*Goal*
Every line in the data below from the one containing "Give me the SVG source for this diagram." down to the one containing "(CTA) Technique Workflow</text>", both included, must be retyped exactly; no other line is to appear.

*Data entries*
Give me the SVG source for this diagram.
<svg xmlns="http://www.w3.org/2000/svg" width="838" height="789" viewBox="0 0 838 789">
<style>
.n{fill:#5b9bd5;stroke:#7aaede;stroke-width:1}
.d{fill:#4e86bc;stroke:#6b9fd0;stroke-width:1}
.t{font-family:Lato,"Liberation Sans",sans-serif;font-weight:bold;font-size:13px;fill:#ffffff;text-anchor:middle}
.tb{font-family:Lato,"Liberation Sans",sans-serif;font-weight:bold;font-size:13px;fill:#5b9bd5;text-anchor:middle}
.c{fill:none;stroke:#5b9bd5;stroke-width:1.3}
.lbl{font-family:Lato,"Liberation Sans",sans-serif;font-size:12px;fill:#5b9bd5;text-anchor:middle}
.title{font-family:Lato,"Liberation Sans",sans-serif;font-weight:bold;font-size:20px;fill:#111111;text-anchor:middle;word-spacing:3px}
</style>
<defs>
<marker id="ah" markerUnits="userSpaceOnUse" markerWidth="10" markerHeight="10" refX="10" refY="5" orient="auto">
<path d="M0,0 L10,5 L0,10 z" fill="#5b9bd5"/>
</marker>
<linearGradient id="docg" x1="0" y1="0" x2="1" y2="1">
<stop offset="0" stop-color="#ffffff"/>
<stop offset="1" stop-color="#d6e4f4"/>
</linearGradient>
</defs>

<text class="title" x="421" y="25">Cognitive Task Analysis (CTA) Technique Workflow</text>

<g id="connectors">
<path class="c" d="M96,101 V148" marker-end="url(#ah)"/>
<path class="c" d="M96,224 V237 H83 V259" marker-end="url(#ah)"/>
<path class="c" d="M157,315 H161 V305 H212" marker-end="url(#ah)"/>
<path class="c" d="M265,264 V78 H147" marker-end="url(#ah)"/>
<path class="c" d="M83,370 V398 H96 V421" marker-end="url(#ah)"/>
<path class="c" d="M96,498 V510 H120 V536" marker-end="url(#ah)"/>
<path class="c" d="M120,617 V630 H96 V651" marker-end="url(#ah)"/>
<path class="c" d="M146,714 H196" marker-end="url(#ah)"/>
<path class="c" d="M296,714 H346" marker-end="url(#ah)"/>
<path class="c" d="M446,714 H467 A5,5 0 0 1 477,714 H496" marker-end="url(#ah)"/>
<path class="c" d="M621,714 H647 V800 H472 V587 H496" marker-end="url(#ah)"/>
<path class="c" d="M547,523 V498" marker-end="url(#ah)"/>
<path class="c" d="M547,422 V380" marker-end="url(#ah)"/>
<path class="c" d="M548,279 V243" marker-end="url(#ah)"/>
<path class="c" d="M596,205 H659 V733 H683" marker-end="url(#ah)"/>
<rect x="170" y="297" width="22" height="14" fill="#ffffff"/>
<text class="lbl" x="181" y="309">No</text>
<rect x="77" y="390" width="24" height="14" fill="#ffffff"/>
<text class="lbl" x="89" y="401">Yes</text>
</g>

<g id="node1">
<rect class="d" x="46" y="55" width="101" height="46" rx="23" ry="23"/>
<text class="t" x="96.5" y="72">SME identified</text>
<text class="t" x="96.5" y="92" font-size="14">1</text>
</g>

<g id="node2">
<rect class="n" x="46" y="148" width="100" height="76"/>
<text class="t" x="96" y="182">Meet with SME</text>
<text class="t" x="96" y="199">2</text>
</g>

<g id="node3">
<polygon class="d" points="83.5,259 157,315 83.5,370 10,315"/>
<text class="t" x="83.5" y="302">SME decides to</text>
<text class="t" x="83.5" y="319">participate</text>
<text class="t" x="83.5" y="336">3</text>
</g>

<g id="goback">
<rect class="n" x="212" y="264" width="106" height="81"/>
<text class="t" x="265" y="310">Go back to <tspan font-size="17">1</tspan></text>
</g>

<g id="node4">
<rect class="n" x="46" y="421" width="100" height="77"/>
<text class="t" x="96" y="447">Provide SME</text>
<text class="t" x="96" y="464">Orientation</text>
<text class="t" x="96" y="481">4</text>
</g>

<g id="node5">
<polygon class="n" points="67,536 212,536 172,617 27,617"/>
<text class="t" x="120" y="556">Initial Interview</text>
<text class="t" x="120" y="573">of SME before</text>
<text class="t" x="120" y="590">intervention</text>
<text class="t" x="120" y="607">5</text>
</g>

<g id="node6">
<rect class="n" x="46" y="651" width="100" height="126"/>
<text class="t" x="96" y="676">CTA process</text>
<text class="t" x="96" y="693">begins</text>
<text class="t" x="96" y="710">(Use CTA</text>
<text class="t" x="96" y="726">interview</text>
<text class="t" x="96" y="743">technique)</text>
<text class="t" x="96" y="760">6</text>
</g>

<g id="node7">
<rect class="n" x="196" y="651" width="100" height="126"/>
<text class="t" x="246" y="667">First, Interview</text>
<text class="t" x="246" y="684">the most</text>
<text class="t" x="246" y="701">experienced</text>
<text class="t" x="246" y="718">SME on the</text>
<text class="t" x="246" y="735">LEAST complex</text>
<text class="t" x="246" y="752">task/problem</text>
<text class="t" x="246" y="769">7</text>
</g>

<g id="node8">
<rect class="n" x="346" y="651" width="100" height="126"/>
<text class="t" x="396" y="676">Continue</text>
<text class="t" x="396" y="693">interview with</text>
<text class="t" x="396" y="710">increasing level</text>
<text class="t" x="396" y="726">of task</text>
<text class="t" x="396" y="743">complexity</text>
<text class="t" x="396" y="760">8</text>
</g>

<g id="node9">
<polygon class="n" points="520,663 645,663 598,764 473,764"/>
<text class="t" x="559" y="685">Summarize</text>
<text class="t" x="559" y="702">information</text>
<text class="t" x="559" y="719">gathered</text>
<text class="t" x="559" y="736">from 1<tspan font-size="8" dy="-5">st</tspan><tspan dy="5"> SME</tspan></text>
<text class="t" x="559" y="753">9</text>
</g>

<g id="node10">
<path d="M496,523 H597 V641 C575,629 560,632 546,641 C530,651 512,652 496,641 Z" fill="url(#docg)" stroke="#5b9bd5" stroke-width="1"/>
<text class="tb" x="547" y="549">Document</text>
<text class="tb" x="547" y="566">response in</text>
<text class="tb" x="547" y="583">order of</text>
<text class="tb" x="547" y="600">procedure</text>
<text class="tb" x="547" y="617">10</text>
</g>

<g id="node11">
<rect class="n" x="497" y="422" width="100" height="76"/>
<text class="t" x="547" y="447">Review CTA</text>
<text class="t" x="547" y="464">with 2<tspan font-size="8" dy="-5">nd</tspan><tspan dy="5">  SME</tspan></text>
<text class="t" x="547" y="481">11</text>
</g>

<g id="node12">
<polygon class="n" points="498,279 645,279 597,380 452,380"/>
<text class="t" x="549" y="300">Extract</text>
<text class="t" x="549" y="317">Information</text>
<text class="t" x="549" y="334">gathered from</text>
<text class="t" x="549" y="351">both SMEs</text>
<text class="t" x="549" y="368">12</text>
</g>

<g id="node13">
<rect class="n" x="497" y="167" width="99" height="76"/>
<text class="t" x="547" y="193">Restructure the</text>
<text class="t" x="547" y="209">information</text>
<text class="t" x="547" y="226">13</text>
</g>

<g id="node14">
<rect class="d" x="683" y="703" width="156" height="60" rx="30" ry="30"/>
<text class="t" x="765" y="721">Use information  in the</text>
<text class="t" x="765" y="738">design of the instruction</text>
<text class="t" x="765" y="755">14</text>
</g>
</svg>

* * *

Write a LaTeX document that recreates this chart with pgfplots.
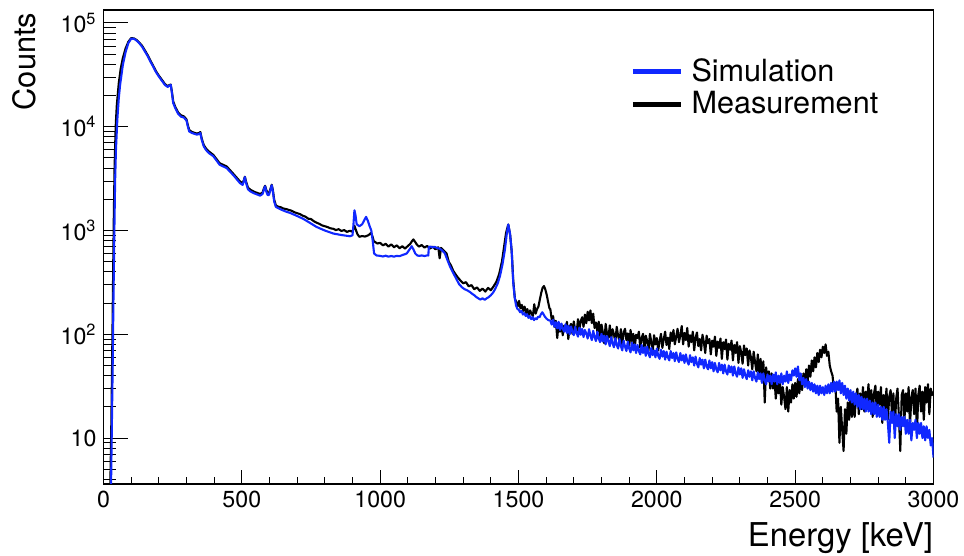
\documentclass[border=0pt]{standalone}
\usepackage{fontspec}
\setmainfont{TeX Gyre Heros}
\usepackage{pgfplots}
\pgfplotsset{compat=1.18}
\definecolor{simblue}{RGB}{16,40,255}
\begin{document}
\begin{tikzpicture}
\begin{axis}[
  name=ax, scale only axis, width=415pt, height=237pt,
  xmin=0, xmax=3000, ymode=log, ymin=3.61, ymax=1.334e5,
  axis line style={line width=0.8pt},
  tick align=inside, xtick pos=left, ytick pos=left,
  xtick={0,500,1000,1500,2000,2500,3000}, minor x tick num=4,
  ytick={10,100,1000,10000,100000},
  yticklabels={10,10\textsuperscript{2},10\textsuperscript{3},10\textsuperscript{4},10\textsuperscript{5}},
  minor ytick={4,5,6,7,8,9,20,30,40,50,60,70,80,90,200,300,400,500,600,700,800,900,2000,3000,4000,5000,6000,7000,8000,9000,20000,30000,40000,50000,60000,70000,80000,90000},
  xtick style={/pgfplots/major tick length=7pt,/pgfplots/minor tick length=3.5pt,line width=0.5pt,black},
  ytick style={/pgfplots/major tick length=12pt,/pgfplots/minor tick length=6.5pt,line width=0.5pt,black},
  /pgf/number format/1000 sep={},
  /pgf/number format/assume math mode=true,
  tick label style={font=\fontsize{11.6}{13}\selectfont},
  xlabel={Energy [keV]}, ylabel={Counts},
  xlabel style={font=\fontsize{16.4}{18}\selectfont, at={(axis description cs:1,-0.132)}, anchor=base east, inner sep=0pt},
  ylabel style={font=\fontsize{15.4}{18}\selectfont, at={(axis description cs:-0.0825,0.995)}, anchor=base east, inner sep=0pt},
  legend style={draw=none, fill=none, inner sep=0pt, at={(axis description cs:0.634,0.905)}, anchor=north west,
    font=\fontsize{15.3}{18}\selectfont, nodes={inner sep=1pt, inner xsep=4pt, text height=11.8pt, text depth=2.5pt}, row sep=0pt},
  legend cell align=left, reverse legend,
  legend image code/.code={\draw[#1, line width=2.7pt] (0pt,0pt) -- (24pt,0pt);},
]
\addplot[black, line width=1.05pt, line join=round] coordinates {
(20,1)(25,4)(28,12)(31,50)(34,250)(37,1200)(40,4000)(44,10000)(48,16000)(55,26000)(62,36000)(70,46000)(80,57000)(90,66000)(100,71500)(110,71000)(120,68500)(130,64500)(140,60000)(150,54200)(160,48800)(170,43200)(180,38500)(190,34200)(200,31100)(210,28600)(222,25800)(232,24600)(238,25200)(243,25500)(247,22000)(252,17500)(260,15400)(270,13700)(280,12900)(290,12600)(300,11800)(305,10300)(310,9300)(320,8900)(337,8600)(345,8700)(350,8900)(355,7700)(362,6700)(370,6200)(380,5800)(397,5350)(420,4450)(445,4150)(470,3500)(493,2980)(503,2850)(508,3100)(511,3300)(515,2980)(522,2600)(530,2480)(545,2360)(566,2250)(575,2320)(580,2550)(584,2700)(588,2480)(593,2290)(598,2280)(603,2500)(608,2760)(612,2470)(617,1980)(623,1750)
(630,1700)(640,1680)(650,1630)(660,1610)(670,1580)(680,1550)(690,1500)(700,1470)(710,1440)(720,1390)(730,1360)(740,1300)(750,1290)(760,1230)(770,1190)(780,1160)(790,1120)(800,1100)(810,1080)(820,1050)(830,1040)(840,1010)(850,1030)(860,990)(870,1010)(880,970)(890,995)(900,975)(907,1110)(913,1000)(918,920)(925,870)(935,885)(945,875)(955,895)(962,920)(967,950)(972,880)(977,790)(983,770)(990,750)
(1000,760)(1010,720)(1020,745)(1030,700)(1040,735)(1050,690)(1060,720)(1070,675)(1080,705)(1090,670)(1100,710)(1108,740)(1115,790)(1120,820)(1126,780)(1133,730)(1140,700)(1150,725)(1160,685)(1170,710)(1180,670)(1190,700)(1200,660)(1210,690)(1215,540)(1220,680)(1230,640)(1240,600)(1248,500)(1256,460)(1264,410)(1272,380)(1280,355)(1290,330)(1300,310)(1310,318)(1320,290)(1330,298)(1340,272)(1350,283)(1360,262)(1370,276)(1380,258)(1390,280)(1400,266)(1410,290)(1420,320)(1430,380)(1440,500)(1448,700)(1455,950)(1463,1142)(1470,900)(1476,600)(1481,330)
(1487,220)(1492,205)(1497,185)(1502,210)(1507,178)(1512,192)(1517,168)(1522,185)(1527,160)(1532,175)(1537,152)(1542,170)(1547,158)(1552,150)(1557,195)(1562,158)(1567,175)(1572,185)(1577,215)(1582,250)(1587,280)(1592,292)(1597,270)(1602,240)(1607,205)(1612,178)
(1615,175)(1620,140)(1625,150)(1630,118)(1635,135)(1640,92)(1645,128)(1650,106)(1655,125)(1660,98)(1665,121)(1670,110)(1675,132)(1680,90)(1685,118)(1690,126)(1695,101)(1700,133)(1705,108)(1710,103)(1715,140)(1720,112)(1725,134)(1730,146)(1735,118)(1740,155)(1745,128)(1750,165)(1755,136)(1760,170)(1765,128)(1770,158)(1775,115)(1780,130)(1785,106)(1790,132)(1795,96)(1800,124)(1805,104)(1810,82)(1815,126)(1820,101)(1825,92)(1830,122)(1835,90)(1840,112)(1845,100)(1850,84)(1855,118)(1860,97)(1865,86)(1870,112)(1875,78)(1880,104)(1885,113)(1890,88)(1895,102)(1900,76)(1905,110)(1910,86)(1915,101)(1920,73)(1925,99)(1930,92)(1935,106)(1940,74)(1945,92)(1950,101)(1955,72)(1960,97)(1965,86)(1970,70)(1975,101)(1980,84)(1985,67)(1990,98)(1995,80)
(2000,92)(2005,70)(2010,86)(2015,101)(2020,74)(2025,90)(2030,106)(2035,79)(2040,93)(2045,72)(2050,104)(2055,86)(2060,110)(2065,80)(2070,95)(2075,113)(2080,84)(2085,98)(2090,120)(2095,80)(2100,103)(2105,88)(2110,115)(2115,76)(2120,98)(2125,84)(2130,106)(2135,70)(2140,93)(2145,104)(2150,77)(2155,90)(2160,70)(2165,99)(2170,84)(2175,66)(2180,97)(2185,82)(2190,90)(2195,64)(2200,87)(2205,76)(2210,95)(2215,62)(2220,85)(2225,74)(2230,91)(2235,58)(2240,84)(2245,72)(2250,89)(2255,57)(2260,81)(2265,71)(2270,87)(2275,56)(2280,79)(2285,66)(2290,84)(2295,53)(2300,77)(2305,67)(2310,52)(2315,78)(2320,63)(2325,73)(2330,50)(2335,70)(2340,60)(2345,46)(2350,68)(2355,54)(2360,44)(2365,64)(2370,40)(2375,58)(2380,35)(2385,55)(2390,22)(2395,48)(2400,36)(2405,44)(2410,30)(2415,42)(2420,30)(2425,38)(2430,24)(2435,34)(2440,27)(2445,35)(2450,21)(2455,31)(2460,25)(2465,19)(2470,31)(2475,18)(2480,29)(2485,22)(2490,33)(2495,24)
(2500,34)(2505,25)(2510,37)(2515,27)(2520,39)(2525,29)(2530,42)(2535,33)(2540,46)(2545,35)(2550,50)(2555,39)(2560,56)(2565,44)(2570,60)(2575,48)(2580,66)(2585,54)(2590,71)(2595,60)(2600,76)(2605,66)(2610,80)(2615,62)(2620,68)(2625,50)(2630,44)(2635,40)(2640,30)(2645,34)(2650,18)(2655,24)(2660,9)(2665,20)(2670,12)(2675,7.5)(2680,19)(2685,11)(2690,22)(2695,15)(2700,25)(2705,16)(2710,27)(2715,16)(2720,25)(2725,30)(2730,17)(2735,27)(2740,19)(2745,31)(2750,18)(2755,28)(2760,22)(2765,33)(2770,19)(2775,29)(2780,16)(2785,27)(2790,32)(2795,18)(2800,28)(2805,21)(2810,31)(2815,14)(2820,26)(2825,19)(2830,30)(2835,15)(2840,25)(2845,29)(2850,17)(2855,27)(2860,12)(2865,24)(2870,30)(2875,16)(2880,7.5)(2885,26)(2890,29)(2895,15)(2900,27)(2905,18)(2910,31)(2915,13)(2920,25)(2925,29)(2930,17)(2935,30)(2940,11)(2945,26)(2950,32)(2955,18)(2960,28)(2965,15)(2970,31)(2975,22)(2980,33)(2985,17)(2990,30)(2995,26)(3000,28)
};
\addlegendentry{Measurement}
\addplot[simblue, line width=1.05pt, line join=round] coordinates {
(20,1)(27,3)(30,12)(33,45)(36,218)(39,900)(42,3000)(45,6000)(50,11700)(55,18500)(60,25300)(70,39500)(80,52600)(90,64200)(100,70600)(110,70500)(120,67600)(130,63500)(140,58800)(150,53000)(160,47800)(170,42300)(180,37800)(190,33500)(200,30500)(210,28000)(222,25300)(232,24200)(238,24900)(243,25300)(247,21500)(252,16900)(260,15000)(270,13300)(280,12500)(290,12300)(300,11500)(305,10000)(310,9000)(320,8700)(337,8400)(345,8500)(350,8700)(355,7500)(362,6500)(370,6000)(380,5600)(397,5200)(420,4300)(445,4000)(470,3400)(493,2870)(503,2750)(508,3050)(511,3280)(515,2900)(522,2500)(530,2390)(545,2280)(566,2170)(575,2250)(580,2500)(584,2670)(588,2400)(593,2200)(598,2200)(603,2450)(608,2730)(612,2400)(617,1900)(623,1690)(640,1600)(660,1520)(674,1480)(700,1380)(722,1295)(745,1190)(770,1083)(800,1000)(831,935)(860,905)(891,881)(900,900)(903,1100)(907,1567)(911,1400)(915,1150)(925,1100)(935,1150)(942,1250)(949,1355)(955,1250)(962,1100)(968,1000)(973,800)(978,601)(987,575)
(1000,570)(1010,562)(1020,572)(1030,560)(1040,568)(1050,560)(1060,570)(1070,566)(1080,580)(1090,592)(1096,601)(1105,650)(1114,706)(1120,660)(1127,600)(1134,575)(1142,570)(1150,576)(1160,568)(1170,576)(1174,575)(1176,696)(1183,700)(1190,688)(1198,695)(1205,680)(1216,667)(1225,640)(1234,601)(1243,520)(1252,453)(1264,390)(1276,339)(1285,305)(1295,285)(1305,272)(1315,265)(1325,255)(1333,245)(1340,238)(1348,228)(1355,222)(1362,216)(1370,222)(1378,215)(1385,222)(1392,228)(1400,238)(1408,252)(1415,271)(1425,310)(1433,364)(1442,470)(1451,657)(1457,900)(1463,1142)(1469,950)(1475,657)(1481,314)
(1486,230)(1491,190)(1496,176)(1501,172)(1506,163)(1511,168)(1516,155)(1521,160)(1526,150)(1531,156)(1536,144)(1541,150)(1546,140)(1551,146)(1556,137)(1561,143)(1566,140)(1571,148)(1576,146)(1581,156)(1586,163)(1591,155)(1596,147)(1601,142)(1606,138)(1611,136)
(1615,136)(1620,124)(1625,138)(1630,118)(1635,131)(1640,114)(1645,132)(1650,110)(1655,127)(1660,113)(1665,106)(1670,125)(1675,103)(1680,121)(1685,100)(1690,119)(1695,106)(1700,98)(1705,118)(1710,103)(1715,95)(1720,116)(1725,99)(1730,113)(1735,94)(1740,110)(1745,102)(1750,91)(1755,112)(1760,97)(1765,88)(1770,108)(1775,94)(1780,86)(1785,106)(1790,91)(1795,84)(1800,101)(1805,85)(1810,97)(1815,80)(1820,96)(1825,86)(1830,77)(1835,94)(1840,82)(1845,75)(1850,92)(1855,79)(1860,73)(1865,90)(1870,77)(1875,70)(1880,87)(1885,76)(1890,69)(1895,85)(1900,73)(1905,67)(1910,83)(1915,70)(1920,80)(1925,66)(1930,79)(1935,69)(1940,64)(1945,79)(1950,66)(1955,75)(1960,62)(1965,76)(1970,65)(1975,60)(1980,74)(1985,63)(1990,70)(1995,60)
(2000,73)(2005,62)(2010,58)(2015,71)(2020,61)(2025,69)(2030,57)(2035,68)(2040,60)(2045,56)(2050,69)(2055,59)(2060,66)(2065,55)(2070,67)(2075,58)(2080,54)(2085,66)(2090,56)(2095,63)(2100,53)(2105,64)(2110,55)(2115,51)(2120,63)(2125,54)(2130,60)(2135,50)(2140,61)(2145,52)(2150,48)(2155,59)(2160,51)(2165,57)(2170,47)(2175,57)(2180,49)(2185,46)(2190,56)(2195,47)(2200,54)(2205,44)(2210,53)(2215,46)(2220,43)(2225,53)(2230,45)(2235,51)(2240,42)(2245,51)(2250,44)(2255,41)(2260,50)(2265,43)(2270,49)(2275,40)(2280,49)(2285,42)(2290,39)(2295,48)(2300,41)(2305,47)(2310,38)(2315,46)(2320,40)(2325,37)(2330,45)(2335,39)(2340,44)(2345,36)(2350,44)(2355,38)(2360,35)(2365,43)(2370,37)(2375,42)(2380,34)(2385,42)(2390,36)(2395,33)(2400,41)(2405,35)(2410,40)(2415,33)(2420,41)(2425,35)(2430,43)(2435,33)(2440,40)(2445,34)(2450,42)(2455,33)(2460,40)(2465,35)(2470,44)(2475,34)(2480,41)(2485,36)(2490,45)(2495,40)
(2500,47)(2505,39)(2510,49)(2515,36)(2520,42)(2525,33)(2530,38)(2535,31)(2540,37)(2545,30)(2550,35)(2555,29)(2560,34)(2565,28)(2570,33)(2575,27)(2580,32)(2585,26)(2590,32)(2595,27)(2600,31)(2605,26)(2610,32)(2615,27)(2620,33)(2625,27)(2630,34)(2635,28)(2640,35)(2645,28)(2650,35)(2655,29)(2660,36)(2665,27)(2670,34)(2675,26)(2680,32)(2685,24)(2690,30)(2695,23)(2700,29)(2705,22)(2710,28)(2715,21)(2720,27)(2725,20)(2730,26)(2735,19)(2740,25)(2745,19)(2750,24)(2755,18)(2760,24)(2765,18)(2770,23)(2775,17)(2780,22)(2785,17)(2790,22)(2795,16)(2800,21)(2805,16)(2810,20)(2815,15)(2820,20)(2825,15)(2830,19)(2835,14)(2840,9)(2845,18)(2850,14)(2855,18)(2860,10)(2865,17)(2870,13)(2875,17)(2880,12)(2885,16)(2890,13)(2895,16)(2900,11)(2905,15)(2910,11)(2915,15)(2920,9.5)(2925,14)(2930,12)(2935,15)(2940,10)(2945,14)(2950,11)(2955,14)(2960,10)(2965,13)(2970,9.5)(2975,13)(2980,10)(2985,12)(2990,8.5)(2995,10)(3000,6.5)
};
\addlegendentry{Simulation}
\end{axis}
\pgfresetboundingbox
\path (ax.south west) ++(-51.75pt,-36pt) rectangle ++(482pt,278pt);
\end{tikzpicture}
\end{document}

*Exercise response*
Give me the SVG source for this diagram.
<svg xmlns="http://www.w3.org/2000/svg" width="838" height="789" viewBox="0 0 838 789">
<style>
.n{fill:#5b9bd5;stroke:#7aaede;stroke-width:1}
.d{fill:#4e86bc;stroke:#6b9fd0;stroke-width:1}
.t{font-family:Lato,"Liberation Sans",sans-serif;font-weight:bold;font-size:13px;fill:#ffffff;text-anchor:middle}
.tb{font-family:Lato,"Liberation Sans",sans-serif;font-weight:bold;font-size:13px;fill:#5b9bd5;text-anchor:middle}
.c{fill:none;stroke:#5b9bd5;stroke-width:1.3}
.lbl{font-family:Lato,"Liberation Sans",sans-serif;font-size:12px;fill:#5b9bd5;text-anchor:middle}
.title{font-family:Lato,"Liberation Sans",sans-serif;font-weight:bold;font-size:20px;fill:#111111;text-anchor:middle;word-spacing:3px}
</style>
<defs>
<marker id="ah" markerUnits="userSpaceOnUse" markerWidth="10" markerHeight="10" refX="10" refY="5" orient="auto">
<path d="M0,0 L10,5 L0,10 z" fill="#5b9bd5"/>
</marker>
<linearGradient id="docg" x1="0" y1="0" x2="1" y2="1">
<stop offset="0" stop-color="#ffffff"/>
<stop offset="1" stop-color="#d6e4f4"/>
</linearGradient>
</defs>

<text class="title" x="421" y="25">Cognitive Task Analysis (CTA) Technique Workflow</text>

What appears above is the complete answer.